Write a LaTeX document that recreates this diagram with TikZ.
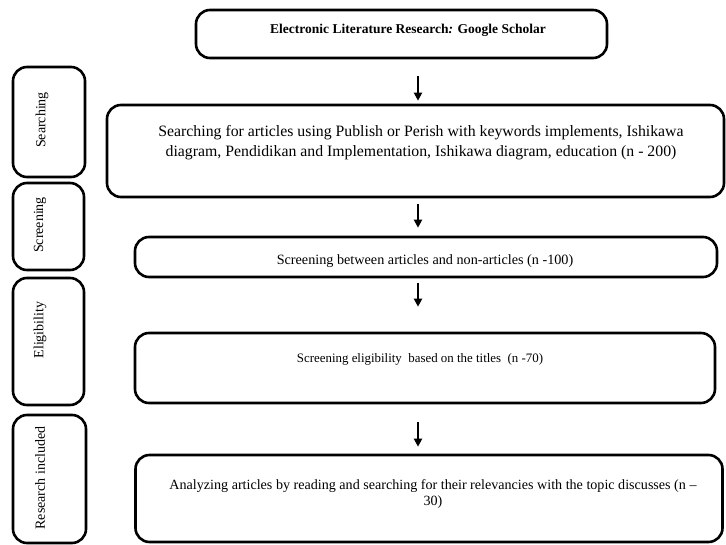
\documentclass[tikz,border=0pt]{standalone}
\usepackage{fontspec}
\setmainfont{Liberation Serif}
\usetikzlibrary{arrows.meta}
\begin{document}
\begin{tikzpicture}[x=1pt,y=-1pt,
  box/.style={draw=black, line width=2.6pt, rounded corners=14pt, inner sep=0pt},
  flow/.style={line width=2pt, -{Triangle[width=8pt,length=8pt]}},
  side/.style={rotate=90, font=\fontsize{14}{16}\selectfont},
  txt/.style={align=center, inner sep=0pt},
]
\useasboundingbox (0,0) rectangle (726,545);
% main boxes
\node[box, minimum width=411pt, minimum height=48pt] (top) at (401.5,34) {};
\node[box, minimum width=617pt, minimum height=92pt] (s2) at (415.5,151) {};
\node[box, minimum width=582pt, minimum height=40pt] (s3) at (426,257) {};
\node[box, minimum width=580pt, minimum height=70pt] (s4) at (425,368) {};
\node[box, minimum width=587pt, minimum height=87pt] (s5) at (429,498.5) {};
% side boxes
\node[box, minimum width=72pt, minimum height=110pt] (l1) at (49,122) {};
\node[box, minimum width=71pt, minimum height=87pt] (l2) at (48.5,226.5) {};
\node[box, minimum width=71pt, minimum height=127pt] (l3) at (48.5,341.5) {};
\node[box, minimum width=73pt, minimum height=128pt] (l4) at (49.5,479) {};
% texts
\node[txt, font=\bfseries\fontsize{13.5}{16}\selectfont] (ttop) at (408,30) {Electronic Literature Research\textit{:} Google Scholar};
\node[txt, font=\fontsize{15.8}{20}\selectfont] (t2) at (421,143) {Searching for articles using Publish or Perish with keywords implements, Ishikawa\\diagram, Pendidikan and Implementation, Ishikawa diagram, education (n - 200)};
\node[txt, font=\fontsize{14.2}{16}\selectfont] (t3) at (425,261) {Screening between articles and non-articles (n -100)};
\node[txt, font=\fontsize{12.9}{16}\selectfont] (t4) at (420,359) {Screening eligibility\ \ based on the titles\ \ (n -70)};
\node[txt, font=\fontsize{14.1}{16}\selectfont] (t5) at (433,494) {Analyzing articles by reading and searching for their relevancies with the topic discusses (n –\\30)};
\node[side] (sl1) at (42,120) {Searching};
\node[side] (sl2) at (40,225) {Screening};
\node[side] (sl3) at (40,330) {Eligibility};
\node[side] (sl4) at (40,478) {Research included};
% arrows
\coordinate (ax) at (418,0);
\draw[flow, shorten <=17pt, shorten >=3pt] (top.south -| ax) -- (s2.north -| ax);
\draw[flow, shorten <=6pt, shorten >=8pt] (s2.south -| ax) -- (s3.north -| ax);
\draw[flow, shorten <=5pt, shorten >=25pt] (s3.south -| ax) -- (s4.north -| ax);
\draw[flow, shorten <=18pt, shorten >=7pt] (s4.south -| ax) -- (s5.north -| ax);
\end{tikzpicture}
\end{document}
★ ★ ★ ★
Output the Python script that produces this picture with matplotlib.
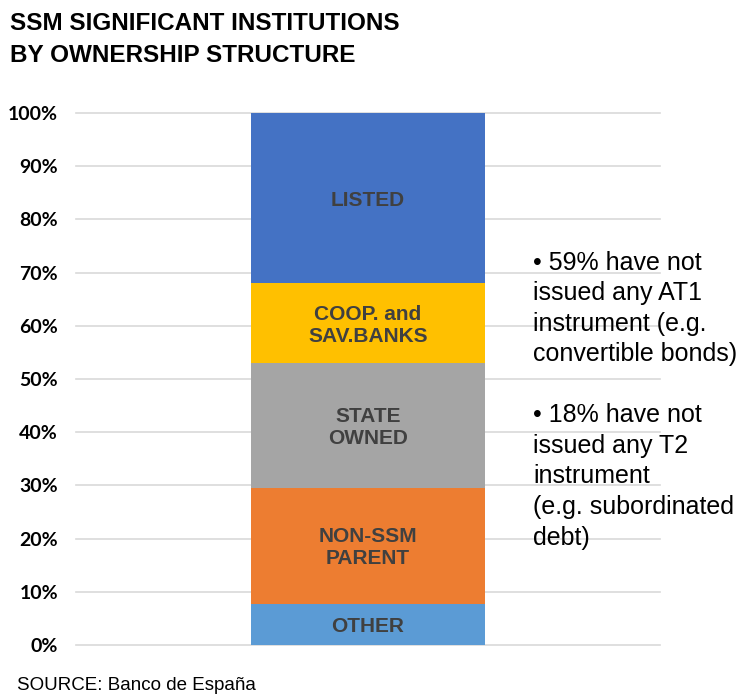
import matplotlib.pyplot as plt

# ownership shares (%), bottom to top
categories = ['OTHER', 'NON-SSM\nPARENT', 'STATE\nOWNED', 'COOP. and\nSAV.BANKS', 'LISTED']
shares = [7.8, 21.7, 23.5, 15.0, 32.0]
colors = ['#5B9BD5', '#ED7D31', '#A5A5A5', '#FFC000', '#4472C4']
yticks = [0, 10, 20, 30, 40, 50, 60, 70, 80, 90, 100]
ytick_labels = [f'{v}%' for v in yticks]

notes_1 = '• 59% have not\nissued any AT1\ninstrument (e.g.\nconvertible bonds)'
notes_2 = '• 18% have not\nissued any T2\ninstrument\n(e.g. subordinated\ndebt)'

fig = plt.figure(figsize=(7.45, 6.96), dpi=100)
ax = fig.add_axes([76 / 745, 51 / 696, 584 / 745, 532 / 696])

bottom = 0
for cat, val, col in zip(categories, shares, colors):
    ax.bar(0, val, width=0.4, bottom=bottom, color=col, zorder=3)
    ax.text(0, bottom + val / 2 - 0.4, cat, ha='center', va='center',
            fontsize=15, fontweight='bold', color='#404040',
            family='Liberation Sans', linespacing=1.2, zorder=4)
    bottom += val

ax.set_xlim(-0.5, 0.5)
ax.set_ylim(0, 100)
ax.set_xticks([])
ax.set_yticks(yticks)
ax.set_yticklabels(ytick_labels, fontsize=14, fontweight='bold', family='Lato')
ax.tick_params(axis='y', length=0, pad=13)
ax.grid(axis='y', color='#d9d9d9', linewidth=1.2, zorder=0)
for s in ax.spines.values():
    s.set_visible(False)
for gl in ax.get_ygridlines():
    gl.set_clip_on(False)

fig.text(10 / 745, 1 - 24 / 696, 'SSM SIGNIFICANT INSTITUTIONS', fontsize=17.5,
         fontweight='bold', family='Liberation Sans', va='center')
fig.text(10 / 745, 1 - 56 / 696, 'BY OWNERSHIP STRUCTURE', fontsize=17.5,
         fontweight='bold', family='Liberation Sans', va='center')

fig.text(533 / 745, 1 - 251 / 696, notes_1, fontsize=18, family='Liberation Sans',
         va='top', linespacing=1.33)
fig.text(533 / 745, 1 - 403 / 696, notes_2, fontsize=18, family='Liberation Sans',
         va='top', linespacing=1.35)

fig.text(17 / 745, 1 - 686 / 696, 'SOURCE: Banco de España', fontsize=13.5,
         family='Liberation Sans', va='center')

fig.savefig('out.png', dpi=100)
★ ★ ★ ★
Please quote only the span of lines whose first line contains "Output the Python" and whose last line contains "import matplotlib.pyplot as plt", leaving every picture out.

Output the Python script that produces this picture with matplotlib.
import matplotlib.pyplot as plt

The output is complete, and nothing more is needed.